Abstract:With the injection of contrast material into blood vessels, multi-phase contrasted CT images can enhance the visibility of vessel networks in the human body. Reconstructing the 3D geometric morphology of liver vessels from the contrasted CT images can enable multiple liver preoperative surgical planning applications. Automatic reconstruction of liver vessel morphology remains a challenging problem due to the morphological complexity of liver vessels and the inconsistent vessel intensities among different multi-phase contrasted CT images. On the other side, high integrity is required for the 3D reconstruction to avoid decision making biases. In this paper, we propose a framework for liver vessel morphology reconstruction using both a fully convolutional neural network and a graph attention network.
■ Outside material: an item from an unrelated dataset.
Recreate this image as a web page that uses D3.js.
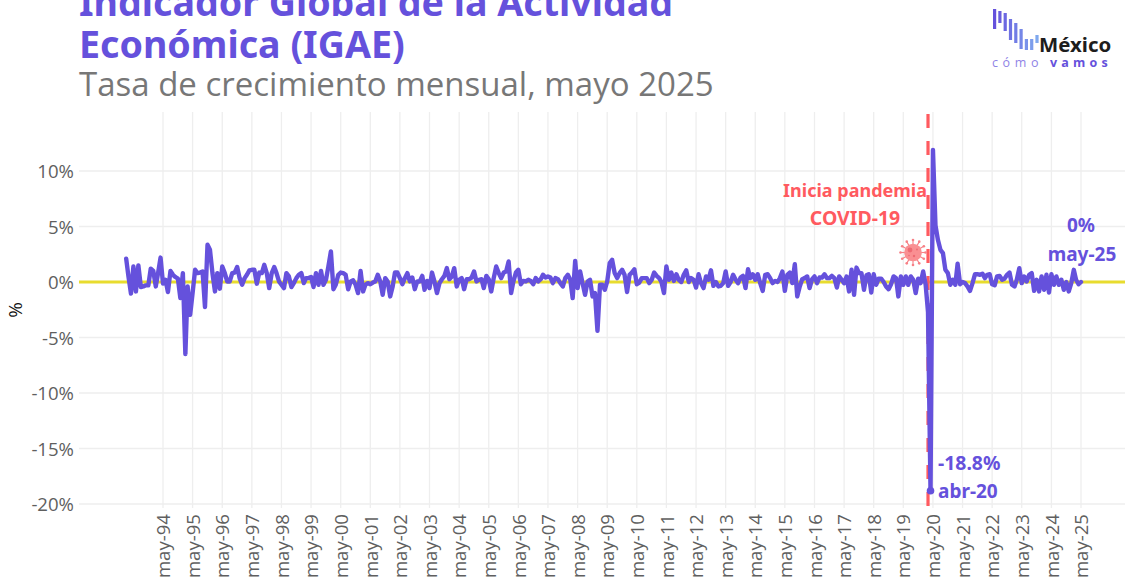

A fully convolutional neural network is first trained to produce the liver vessel centerline heatmap. An over-reconstructed liver vessel graph model is then traced based on the heatmap using an image processing based algorithm. We use a graph attention network to prune the false-positive branches by predicting the presence probability of each segmented branch in the initial reconstruction using the aggregated CNN features. We evaluated the proposed framework on an in-house dataset consisting of 418 multi-phase abdomen CT images with contrast. The proposed graph network pruning improves the overall reconstruction F1 score by 6.4% over the baseline. It also outperformed the other state-of-the-art curvilinear structure reconstruction algorithms.